THE PROBLEM:
Do not include the pictures; repeat the rest of the data exactly.

INFORMATION SHOWN:
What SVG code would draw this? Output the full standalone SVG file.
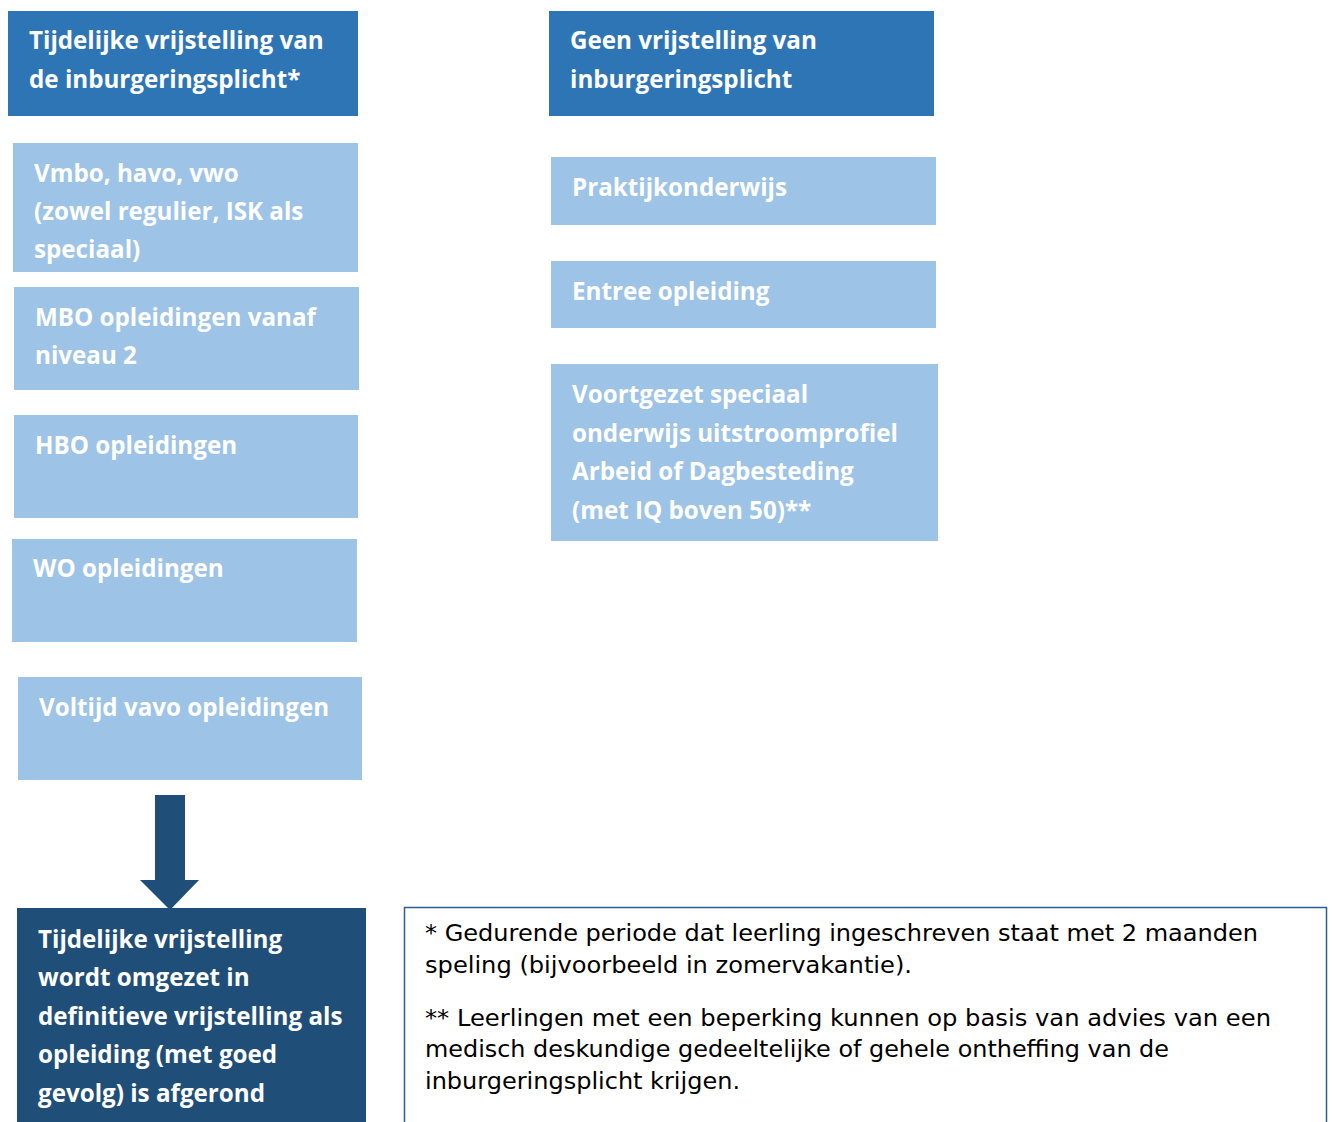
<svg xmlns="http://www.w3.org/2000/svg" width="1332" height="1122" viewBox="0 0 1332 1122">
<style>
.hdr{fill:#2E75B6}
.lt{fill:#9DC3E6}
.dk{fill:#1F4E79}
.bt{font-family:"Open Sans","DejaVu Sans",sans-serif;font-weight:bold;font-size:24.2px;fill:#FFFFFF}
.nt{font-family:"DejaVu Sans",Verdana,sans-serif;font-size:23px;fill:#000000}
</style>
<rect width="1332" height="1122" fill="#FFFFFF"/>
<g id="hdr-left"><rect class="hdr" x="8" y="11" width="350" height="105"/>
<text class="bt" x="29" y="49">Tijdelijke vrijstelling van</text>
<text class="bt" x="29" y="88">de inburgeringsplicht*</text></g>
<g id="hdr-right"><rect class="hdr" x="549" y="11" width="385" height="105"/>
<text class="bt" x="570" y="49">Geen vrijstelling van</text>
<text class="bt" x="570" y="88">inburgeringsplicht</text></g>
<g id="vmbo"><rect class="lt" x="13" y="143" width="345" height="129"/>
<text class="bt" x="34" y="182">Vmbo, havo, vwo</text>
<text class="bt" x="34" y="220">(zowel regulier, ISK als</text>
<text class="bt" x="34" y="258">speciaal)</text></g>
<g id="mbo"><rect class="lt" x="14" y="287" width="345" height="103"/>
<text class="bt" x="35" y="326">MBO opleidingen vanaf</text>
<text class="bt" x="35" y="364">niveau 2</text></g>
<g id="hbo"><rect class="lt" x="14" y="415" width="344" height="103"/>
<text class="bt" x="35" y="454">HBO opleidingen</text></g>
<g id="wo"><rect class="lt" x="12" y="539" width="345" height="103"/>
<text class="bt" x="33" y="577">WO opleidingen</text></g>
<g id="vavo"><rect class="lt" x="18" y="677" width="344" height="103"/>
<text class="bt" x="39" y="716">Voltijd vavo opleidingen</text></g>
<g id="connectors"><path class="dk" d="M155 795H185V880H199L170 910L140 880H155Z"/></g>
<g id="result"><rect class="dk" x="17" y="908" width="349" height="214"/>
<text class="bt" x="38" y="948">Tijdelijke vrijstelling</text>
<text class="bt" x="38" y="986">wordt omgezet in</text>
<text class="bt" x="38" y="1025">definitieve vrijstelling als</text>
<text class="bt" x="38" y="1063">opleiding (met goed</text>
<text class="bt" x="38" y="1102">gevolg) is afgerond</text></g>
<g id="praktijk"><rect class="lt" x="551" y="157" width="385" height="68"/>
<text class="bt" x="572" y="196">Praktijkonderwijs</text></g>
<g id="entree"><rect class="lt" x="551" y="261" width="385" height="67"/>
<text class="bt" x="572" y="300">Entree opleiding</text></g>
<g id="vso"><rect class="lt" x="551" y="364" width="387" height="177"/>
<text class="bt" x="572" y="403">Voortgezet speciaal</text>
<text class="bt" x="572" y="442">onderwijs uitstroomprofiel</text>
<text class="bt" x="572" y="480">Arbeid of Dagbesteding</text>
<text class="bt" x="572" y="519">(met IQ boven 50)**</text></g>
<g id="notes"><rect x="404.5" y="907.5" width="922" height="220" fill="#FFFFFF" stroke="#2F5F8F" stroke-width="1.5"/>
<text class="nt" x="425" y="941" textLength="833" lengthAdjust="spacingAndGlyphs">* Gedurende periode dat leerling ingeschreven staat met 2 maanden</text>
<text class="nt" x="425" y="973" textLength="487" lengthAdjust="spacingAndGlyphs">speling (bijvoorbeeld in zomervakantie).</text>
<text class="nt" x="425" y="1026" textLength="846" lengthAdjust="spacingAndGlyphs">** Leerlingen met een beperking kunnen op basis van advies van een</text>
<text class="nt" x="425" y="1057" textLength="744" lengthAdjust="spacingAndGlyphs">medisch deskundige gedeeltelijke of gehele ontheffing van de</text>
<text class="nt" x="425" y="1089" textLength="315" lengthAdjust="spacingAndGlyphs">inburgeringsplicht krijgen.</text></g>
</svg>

WRITTEN SOLUTION:
What SVG code would draw this? Output the full standalone SVG file.
<svg xmlns="http://www.w3.org/2000/svg" width="1332" height="1122" viewBox="0 0 1332 1122">
<style>
.hdr{fill:#2E75B6}
.lt{fill:#9DC3E6}
.dk{fill:#1F4E79}
.bt{font-family:"Open Sans","DejaVu Sans",sans-serif;font-weight:bold;font-size:24.2px;fill:#FFFFFF}
.nt{font-family:"DejaVu Sans",Verdana,sans-serif;font-size:23px;fill:#000000}
</style>
<rect width="1332" height="1122" fill="#FFFFFF"/>
<g id="hdr-left"><rect class="hdr" x="8" y="11" width="350" height="105"/>
<text class="bt" x="29" y="49">Tijdelijke vrijstelling van</text>
<text class="bt" x="29" y="88">de inburgeringsplicht*</text></g>
<g id="hdr-right"><rect class="hdr" x="549" y="11" width="385" height="105"/>
<text class="bt" x="570" y="49">Geen vrijstelling van</text>
<text class="bt" x="570" y="88">inburgeringsplicht</text></g>
<g id="vmbo"><rect class="lt" x="13" y="143" width="345" height="129"/>
<text class="bt" x="34" y="182">Vmbo, havo, vwo</text>
<text class="bt" x="34" y="220">(zowel regulier, ISK als</text>
<text class="bt" x="34" y="258">speciaal)</text></g>
<g id="mbo"><rect class="lt" x="14" y="287" width="345" height="103"/>
<text class="bt" x="35" y="326">MBO opleidingen vanaf</text>
<text class="bt" x="35" y="364">niveau 2</text></g>
<g id="hbo"><rect class="lt" x="14" y="415" width="344" height="103"/>
<text class="bt" x="35" y="454">HBO opleidingen</text></g>
<g id="wo"><rect class="lt" x="12" y="539" width="345" height="103"/>
<text class="bt" x="33" y="577">WO opleidingen</text></g>
<g id="vavo"><rect class="lt" x="18" y="677" width="344" height="103"/>
<text class="bt" x="39" y="716">Voltijd vavo opleidingen</text></g>
<g id="connectors"><path class="dk" d="M155 795H185V880H199L170 910L140 880H155Z"/></g>
<g id="result"><rect class="dk" x="17" y="908" width="349" height="214"/>
<text class="bt" x="38" y="948">Tijdelijke vrijstelling</text>
<text class="bt" x="38" y="986">wordt omgezet in</text>
<text class="bt" x="38" y="1025">definitieve vrijstelling als</text>
<text class="bt" x="38" y="1063">opleiding (met goed</text>
<text class="bt" x="38" y="1102">gevolg) is afgerond</text></g>
<g id="praktijk"><rect class="lt" x="551" y="157" width="385" height="68"/>
<text class="bt" x="572" y="196">Praktijkonderwijs</text></g>
<g id="entree"><rect class="lt" x="551" y="261" width="385" height="67"/>
<text class="bt" x="572" y="300">Entree opleiding</text></g>
<g id="vso"><rect class="lt" x="551" y="364" width="387" height="177"/>
<text class="bt" x="572" y="403">Voortgezet speciaal</text>
<text class="bt" x="572" y="442">onderwijs uitstroomprofiel</text>
<text class="bt" x="572" y="480">Arbeid of Dagbesteding</text>
<text class="bt" x="572" y="519">(met IQ boven 50)**</text></g>
<g id="notes"><rect x="404.5" y="907.5" width="922" height="220" fill="#FFFFFF" stroke="#2F5F8F" stroke-width="1.5"/>
<text class="nt" x="425" y="941" textLength="833" lengthAdjust="spacingAndGlyphs">* Gedurende periode dat leerling ingeschreven staat met 2 maanden</text>
<text class="nt" x="425" y="973" textLength="487" lengthAdjust="spacingAndGlyphs">speling (bijvoorbeeld in zomervakantie).</text>
<text class="nt" x="425" y="1026" textLength="846" lengthAdjust="spacingAndGlyphs">** Leerlingen met een beperking kunnen op basis van advies van een</text>
<text class="nt" x="425" y="1057" textLength="744" lengthAdjust="spacingAndGlyphs">medisch deskundige gedeeltelijke of gehele ontheffing van de</text>
<text class="nt" x="425" y="1089" textLength="315" lengthAdjust="spacingAndGlyphs">inburgeringsplicht krijgen.</text></g>
</svg>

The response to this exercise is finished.